Saturday, 25 August 2012

After the Olympics: why break up Britain?

Took a trip yesterday which might, in a couple of years, involve a border crossing. Possibly. Though probably not. 

We took a northbound train as far as the fine historic town of Berwick-upon-Tweed. There was a time that Berwick was jointly run by the English and the Scots but that involved an element of trust which, as most Scots would ruefully admit, ends up with regret on their side and prosperity on the other. For a while, the Scots guarded the north gate, the English the southern, but then visitors started noticing English soldiers on the north gate too and before long the town was English. All that’s left of the Scots heritage now is the fact that Berwick plays its football in the Scottlish leagues.

Beyond Berwick, we drove into Scotland proper. Though I use the word ‘proper’ in a loose sense. To give you an idea, we’re just twenty miles from Edinburgh and the town’s called ‘East Linton’, with that give-away ‘ton’ ending that says ‘Anglo Saxon’ in a deafening roar. Not that the word ‘East’ is especially Gaelic either.

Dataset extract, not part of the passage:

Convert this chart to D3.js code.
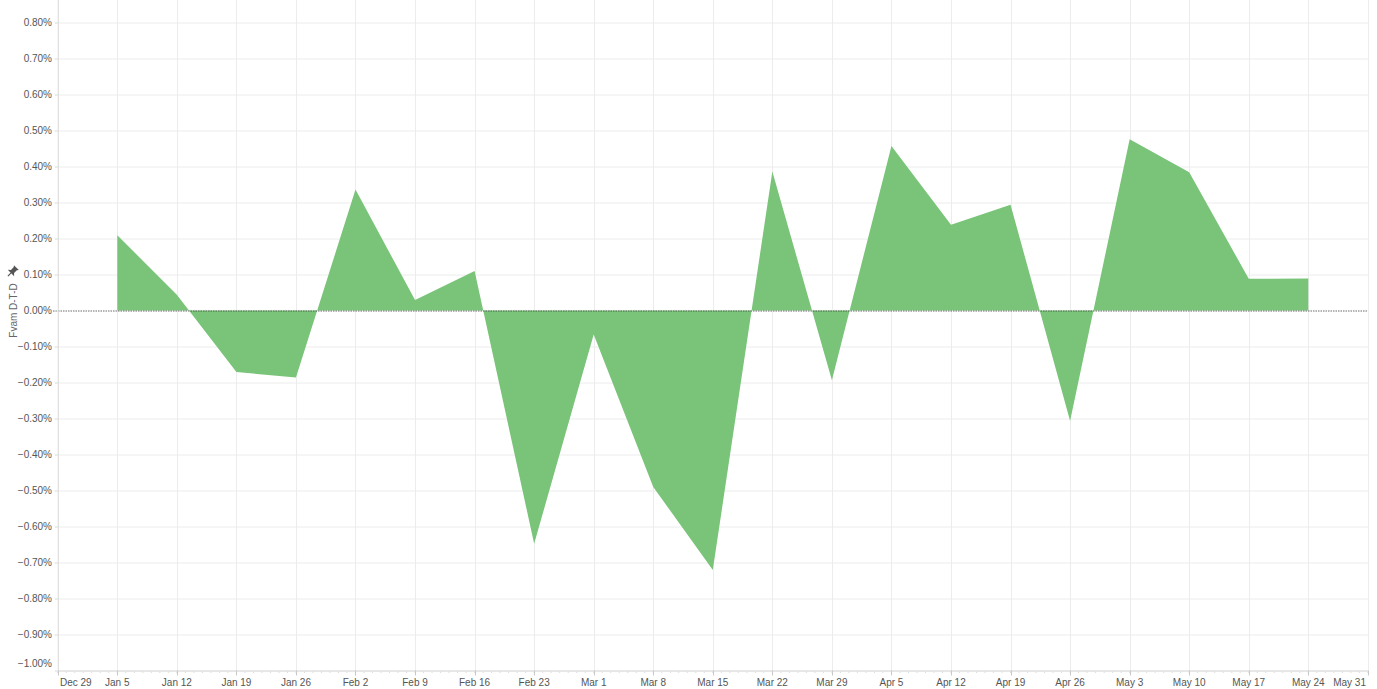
<!DOCTYPE html>
<html>
<head>
<meta charset="utf-8">
<script src="https://cdn.jsdelivr.net/npm/d3@7"></script>
<style>
  html, body { margin: 0; padding: 0; background: #fff; }
  svg { display: block; font-family: "Liberation Sans", Arial, Helvetica, sans-serif; }
</style>
</head>
<body>
<svg id="chart" width="1377" height="689"></svg>
<script>
const dates = ["2020-01-05","2020-01-12","2020-01-19","2020-01-26","2020-02-02","2020-02-09","2020-02-16","2020-02-23","2020-03-01","2020-03-08","2020-03-15","2020-03-22","2020-03-29","2020-04-05","2020-04-12","2020-04-19","2020-04-26","2020-05-03","2020-05-10","2020-05-17","2020-05-24"];
const values = [0.209, 0.044, -0.171, -0.186, 0.336, 0.029, 0.110, -0.648, -0.067, -0.490, -0.721, 0.386, -0.194, 0.457, 0.238, 0.294, -0.307, 0.476, 0.384, 0.088, 0.089];
const yTicks = [0.8, 0.7, 0.6, 0.5, 0.4, 0.3, 0.2, 0.1, 0, -0.1, -0.2, -0.3, -0.4, -0.5, -0.6, -0.7, -0.8, -0.9, -1.0];
const xTickDates = ["2019-12-29","2020-01-05","2020-01-12","2020-01-19","2020-01-26","2020-02-02","2020-02-09","2020-02-16","2020-02-23","2020-03-01","2020-03-08","2020-03-15","2020-03-22","2020-03-29","2020-04-05","2020-04-12","2020-04-19","2020-04-26","2020-05-03","2020-05-10","2020-05-17","2020-05-24","2020-05-31"];
const yTitle = "Fvam D-T-D";

(function () {
const parse = d3.utcParse("%Y-%m-%d");
const data = dates.map((d, i) => ({ date: parse(d), value: values[i] }));
const xTicks = xTickDates.map(parse);

const svg = d3.select("#chart");
const pLeft = 57.75, pRight = 1367.85, pTop = 0, pBottom = 670.5;

const x = d3.scaleUtc().domain([xTicks[0], xTicks[xTicks.length - 1]]).range([pLeft, pRight]);
const y = d3.scaleLinear().domain([-1.0, 0.8625]).range([pBottom, pTop]);

const gridColor = "#ececec";
const labelColor = "#555";
const fs = 10;

// Horizontal gridlines
svg.append("g").selectAll("line").data(yTicks.filter(v => v !== 0 && v !== -1.0)).join("line")
  .attr("x1", pLeft).attr("x2", pRight)
  .attr("y1", d => y(d) + 0.5).attr("y2", d => y(d) + 0.5)
  .attr("stroke", gridColor).attr("stroke-width", 1);

// Vertical gridlines
svg.append("g").selectAll("line").data(xTicks.slice(1)).join("line")
  .attr("x1", d => Math.round(x(d)) + 0.5).attr("x2", d => Math.round(x(d)) + 0.5)
  .attr("y1", pTop).attr("y2", pBottom)
  .attr("stroke", gridColor).attr("stroke-width", 1);

// Area
const area = d3.area()
  .x(d => x(d.date))
  .y0(y(0))
  .y1(d => y(d.value))
  .curve(d3.curveLinear);

svg.append("path")
  .datum(data)
  .attr("d", area)
  .attr("fill", "#79c479")
  .attr("stroke", "none");

// Zero dotted line
svg.append("line")
  .attr("x1", 53).attr("x2", pRight)
  .attr("y1", y(0) + 0.5).attr("y2", y(0) + 0.5)
  .attr("stroke", "#444").attr("stroke-width", 0.8)
  .attr("stroke-dasharray", "1.5,1");

// Y axis line
svg.append("line")
  .attr("x1", pLeft + 0.5).attr("x2", pLeft + 0.5)
  .attr("y1", pTop).attr("y2", pBottom)
  .attr("stroke", "#d8d8d8");

// Y axis ticks and labels
const yAxis = svg.append("g");
yAxis.selectAll("line").data(yTicks).join("line")
  .attr("x1", pLeft - 3).attr("x2", pLeft)
  .attr("y1", d => y(d) + 0.5).attr("y2", d => y(d) + 0.5)
  .attr("stroke", "#d8d8d8");
yAxis.selectAll("text").data(yTicks).join("text")
  .attr("x", 52)
  .attr("y", d => d === -1.0 ? y(d) - 7 : y(d))
  .attr("dy", "0.35em")
  .attr("text-anchor", "end")
  .attr("font-size", fs)
  .attr("fill", labelColor)
  .text(d => d3.format(".2f")(d) + "%");

// X axis line
svg.append("line")
  .attr("x1", pLeft).attr("x2", pRight)
  .attr("y1", pBottom + 0.5).attr("y2", pBottom + 0.5)
  .attr("stroke", "#d0d0d0");

// Minor daily ticks
const days = d3.utcDay.range(xTicks[0], d3.utcDay.offset(xTicks[xTicks.length - 1], 1));
svg.append("g").selectAll("line").data(days).join("line")
  .attr("x1", d => x(d)).attr("x2", d => x(d))
  .attr("y1", pBottom + 1).attr("y2", pBottom + 2.5)
  .attr("stroke", "#dcdcdc").attr("stroke-width", 1);

// Major weekly ticks
svg.append("g").selectAll("line").data(xTicks).join("line")
  .attr("x1", d => Math.round(x(d)) + 0.5).attr("x2", d => Math.round(x(d)) + 0.5)
  .attr("y1", pBottom).attr("y2", pBottom + 5)
  .attr("stroke", "#c8c8c8");

// X labels
const fmt = d3.utcFormat("%b %-d");
svg.append("g").selectAll("text").data(xTicks).join("text")
  .attr("x", (d, i) => i === 0 ? 60 : (i === xTicks.length - 1 ? 1366 : x(d)))
  .attr("y", 686)
  .attr("text-anchor", (d, i) => i === 0 ? "start" : (i === xTicks.length - 1 ? "end" : "middle"))
  .attr("font-size", fs)
  .attr("fill", labelColor)
  .text(d => fmt(d));

// Y title
svg.append("text")
  .attr("transform", `translate(16.5, ${y(0)}) rotate(-90)`)
  .attr("text-anchor", "middle")
  .attr("font-size", fs)
  .attr("fill", "#666")
  .text(yTitle);

// Pin icon
const pin = svg.append("g").attr("transform", "translate(12.5, 271.5) rotate(45)");
pin.append("path")
  .attr("d", "M-3.5,-5.5 L3.5,-5.5 L2.2,-4 L2.2,0 L4.5,2.2 L-4.5,2.2 L-2.2,0 L-2.2,-4 Z")
  .attr("fill", "#555");
pin.append("line")
  .attr("x1", 0).attr("x2", 0).attr("y1", 2).attr("y2", 6.5)
  .attr("stroke", "#555").attr("stroke-width", 1.2);
})();
</script>
</body>
</html>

Just to rub the message home, the village next door’s called Preston. There’s a bigger one of them in England (and quite a few smaller ones too). 

Ah, the Lothians, that glorious English bit of Scotland
Yes, this is the fine old English-speaking kingdom of Lothian, with its capital in that great Anglo-Saxon city, Edinburgh. All of which rather relativises that business about Scots independence. Independence from whom, exactly? The English? They’re right here, guys; take a look at the place names around you.

Still, that being said, I was never against the notion of Scottish independence per se, or not until recently at least. English nationalism isn’t an attractive force and, as the history of Berwick proves, it’s never been marked by generosity towards any nation that England can bully. It struck me that if the Scots wanted to go their way, well, what the heck, why not? I mean, no-one’s proposing an impermeable frontier between us, are they? They’d keep the same currency. They’ve already got a parliament. Independence wouldn’t be so much a quantum leap as a bit of incremental drift.

Now there’s nothing really inspiring about incremental drifting. Which may explain why no-one’s unduly inspired by it, even in Scotland. The great vote is due in the autumn of 2014, to coincide with the seven-hundredth anniversary the great Scots victory over the English at Bannockburn (I say ‘greatest’ as though there had been others. There have, haven
’t there?). 

If the polls are to be believed, the Scottish electorate won’t be voting for independence.

But Scotland’s run by the smartest political operator in Britain, Alex Salmond. You want evidence of his smartness? Look at the mess David Cameron’s making of trying to lead a Coalition government in England. He’s heading rapidly for the dustbin of history. Salmond didn’t even try to form a coalition, he just ran a minority government so successfully that it became the springboard to give him a majority administration of his own. Don’t rule out his being given a statue on Princes Street in the fulness of time.

Well, that smart an operator isn’t going to lose a referendum. How will he square the circle? He’ll get a second question on the ballot paper, a question for ‘devo max’, much extended devolved power for the Scottish parliament. Cameron says no but, hey, who even listens to him these days?

It’s devo max that’ll pass, and devo max that the Scots will get.

To be honest, I’m quite relieved. As I said, I wasn’t that worried about the breakup of the Union if it came to that. I feel much more English than I feel British, and the Welsh and Scots are even more tightly linked to their nations. In fact, the only true Brits are those who get the nationality by naturalisation, because they don’t opt for any of the constituent nations

But my attitude changed during the Olympics. The Team GB performance shone a different light on things. There were the Scots and the Welsh winning medals alongside the English under GB colours. There were some from Northern Ireland too, and that’s not even part of Britain at all.

Within a week of that triumph, England, on the other hand, was being thrashed on the cricket field by South Africa and, in the process, losing its hard-won and briefly-held status as world number 1 in that noble game.

Lamentable English failure after signal British success. Perhaps there’s something to be said for the Union after all.

So I’m delighted to be back in Scotland, delighted to be visiting my granddaughter
’s family and our friends, delighted to be seeing this beautiful country again.

And not a little relieved that there still isn’t an international border between us.